#### [Exercise requirements]
Can you pull out each line of the data below that includes the word "would"?

#### [Information supplied]
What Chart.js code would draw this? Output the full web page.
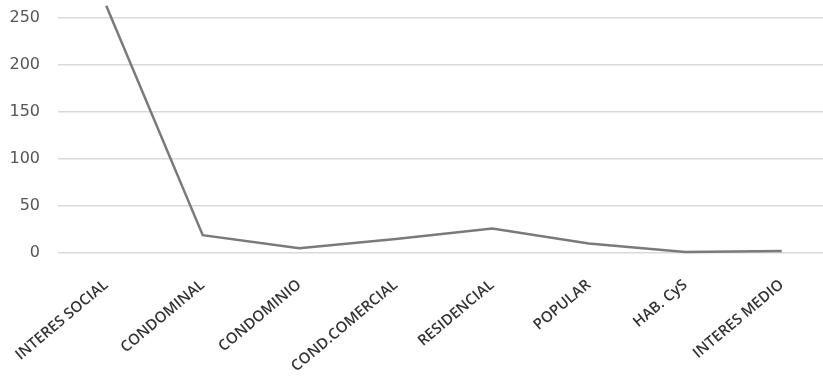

--

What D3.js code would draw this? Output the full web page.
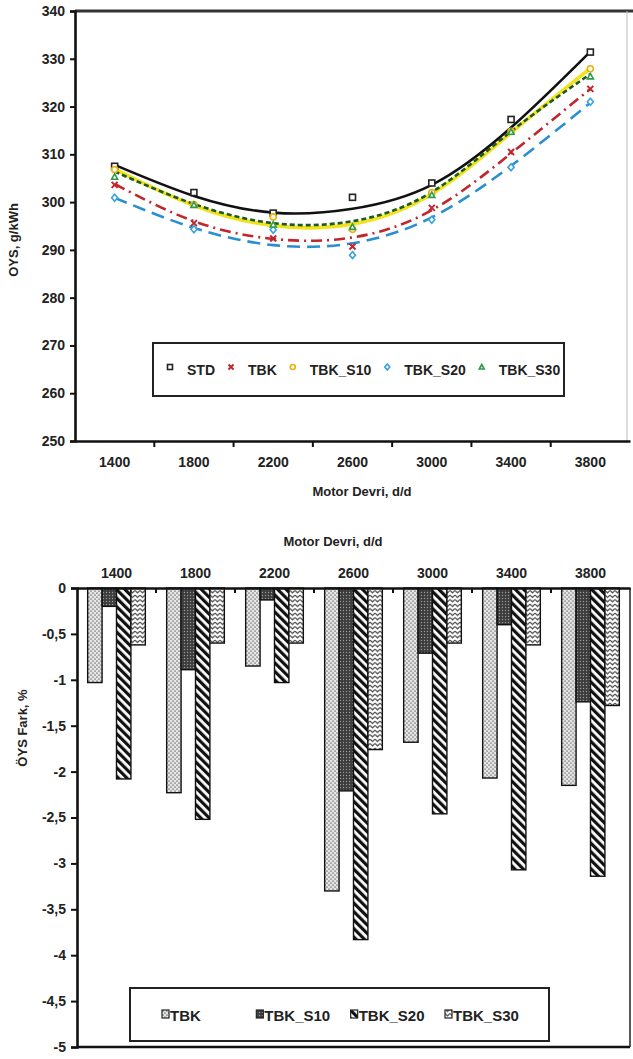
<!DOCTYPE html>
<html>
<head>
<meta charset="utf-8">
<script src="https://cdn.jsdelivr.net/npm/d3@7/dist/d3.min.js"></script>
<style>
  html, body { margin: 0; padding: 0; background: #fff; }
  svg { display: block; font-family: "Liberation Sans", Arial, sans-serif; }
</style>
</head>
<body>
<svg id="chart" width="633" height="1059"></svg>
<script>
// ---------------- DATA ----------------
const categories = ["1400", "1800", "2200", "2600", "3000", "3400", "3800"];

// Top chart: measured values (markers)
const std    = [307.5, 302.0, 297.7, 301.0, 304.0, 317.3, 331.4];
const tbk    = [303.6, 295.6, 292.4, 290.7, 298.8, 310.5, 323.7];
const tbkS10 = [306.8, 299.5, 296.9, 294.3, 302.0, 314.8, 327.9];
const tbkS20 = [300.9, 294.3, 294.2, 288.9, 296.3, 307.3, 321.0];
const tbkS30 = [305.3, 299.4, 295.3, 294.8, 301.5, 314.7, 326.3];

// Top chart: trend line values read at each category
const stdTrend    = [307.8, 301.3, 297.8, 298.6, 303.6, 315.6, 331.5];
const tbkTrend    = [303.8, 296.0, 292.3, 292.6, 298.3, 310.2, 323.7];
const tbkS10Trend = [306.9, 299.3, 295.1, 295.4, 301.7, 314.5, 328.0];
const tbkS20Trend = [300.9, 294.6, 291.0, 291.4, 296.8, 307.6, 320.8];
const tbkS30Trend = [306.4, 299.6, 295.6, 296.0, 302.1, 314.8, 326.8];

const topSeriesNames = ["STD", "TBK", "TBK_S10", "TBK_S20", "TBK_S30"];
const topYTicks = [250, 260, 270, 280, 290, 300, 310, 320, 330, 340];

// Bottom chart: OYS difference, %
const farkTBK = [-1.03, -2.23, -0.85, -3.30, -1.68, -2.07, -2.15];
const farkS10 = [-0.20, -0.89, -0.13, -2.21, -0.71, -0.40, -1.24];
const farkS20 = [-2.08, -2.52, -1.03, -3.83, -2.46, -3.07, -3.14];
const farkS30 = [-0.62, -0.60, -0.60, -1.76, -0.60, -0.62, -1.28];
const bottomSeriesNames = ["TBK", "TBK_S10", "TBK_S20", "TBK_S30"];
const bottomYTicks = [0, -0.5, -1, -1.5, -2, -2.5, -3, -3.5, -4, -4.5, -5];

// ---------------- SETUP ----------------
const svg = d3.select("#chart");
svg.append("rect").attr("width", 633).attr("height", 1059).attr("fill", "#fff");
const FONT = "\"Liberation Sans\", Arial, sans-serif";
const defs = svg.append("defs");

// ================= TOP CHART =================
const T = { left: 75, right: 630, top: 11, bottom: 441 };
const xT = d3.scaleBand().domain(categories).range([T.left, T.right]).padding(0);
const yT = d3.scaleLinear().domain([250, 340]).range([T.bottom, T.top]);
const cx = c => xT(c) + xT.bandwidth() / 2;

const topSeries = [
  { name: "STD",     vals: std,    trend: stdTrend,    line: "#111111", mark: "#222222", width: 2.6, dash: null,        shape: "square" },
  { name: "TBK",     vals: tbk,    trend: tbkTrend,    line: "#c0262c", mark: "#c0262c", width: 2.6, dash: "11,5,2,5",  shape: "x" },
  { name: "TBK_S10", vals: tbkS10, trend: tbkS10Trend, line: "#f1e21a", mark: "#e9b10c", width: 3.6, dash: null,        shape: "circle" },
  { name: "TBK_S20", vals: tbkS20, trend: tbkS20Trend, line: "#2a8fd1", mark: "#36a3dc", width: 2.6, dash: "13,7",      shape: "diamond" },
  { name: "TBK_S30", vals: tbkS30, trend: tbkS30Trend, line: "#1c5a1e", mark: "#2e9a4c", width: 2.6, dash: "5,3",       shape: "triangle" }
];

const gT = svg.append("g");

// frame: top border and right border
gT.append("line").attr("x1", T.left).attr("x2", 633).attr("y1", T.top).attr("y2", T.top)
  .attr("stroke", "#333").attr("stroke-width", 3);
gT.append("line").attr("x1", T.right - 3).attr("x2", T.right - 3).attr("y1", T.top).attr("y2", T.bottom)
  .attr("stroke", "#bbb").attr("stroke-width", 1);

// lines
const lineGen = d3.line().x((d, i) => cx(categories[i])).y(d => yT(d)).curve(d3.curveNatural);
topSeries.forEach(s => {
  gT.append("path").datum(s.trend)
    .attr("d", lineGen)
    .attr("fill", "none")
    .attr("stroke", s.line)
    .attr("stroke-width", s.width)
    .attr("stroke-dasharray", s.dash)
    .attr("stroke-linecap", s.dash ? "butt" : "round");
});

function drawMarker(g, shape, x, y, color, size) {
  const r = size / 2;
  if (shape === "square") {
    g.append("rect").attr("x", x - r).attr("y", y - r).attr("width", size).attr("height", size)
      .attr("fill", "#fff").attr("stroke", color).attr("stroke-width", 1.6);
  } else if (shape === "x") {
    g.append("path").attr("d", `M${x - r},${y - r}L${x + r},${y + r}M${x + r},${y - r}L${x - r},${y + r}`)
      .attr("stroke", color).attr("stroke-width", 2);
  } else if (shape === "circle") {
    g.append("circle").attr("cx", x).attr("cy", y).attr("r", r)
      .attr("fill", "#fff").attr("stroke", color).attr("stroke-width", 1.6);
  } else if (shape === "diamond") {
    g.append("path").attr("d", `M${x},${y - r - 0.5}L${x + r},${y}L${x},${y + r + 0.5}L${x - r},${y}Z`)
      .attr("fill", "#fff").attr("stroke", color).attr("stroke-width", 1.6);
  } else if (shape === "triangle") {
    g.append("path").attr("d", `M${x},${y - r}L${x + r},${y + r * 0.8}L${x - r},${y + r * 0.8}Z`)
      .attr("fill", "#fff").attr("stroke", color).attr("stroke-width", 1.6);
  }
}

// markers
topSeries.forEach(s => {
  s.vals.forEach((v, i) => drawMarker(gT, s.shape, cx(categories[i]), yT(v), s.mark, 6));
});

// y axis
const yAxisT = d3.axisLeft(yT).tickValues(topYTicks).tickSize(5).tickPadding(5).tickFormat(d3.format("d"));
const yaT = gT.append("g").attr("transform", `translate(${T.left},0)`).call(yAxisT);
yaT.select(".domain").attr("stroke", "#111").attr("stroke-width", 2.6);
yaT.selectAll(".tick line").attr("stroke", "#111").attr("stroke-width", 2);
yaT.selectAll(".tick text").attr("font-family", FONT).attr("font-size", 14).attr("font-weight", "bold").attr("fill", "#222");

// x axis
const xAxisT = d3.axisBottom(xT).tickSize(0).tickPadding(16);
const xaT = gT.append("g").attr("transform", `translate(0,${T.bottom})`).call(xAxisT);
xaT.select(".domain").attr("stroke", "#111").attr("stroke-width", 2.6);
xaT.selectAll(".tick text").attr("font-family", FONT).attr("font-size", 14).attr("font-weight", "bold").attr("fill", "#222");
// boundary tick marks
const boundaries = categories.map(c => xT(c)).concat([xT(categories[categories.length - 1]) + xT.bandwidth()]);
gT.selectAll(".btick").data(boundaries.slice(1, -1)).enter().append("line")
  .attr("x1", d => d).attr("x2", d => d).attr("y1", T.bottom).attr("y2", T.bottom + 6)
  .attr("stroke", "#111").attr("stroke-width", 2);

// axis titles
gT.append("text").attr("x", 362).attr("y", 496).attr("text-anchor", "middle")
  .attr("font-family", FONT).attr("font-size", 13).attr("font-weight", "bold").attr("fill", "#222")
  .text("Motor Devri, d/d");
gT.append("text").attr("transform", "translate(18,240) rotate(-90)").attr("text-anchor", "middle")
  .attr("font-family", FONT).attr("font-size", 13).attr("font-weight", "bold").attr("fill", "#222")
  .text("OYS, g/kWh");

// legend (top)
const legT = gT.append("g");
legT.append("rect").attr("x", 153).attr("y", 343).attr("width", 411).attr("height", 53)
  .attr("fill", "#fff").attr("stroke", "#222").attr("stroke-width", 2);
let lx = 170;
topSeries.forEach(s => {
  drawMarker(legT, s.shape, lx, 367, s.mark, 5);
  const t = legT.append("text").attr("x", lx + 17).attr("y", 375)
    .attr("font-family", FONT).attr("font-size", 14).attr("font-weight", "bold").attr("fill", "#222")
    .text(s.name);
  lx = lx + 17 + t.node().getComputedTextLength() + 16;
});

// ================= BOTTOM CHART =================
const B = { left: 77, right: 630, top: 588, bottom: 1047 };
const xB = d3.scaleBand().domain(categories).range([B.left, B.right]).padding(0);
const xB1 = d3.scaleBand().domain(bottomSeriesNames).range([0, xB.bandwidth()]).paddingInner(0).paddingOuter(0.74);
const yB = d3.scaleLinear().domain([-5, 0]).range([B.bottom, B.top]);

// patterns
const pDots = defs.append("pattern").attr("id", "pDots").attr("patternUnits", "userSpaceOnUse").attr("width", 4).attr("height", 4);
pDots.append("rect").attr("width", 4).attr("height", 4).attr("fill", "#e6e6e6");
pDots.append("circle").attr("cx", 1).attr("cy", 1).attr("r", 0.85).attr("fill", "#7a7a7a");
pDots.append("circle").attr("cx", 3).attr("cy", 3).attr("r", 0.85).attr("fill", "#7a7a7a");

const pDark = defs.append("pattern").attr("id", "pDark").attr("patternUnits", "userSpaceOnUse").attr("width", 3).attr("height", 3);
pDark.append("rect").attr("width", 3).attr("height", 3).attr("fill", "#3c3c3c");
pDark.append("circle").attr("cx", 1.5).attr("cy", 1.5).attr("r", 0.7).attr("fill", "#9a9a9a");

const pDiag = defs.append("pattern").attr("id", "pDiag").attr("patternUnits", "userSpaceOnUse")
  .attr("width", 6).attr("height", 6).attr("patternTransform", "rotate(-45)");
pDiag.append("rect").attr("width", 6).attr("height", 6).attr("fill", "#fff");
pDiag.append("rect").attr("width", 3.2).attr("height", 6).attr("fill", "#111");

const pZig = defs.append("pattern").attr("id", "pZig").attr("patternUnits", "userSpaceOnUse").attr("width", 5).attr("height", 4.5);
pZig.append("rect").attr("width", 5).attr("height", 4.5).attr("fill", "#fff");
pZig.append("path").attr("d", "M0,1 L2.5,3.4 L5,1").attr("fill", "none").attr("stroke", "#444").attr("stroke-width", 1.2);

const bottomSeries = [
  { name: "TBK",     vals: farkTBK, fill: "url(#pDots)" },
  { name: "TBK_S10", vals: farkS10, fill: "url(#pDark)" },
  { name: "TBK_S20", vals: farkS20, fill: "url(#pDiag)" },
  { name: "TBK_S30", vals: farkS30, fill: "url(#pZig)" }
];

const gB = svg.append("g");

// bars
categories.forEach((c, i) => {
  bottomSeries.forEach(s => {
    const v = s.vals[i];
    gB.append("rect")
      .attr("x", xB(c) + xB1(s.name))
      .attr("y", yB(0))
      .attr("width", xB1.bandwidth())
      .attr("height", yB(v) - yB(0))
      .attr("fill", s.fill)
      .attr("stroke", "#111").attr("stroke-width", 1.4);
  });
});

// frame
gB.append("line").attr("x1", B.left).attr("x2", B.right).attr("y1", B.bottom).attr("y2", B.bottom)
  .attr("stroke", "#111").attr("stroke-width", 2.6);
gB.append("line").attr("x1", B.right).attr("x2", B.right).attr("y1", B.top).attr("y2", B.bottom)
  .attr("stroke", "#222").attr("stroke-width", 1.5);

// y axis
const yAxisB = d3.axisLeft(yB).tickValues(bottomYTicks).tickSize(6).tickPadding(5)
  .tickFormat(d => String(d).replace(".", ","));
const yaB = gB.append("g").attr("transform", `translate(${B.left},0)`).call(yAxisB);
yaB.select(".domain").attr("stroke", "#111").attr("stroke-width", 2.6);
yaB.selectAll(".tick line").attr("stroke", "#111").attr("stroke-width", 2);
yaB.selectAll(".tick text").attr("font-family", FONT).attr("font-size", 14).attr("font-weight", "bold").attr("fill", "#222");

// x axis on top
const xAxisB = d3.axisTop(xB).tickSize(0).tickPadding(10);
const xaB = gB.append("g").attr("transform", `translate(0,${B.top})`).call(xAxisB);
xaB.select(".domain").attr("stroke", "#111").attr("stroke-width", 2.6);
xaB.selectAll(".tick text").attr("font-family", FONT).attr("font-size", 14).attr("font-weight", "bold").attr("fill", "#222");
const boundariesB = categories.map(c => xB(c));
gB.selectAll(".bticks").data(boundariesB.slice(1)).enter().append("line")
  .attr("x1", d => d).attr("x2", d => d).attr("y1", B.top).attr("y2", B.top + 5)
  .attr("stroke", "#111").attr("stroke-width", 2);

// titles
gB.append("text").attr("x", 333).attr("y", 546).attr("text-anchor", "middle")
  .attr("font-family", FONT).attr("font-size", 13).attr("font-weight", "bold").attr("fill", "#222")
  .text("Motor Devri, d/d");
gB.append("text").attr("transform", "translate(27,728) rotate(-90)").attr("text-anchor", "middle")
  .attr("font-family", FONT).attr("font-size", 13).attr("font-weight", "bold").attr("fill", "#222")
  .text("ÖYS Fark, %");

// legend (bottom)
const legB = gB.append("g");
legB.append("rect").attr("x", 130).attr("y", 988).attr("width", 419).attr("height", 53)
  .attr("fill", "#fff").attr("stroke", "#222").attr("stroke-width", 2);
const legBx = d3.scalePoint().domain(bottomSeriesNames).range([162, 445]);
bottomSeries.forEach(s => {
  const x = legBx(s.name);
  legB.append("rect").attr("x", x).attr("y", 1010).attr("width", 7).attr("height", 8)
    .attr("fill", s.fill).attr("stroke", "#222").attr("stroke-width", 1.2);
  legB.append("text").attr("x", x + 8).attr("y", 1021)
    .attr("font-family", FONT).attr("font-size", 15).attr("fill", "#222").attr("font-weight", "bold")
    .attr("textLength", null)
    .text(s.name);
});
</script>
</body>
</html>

#### [Answer in full]
What Chart.js code would draw this? Output the full web page.
What D3.js code would draw this? Output the full web page.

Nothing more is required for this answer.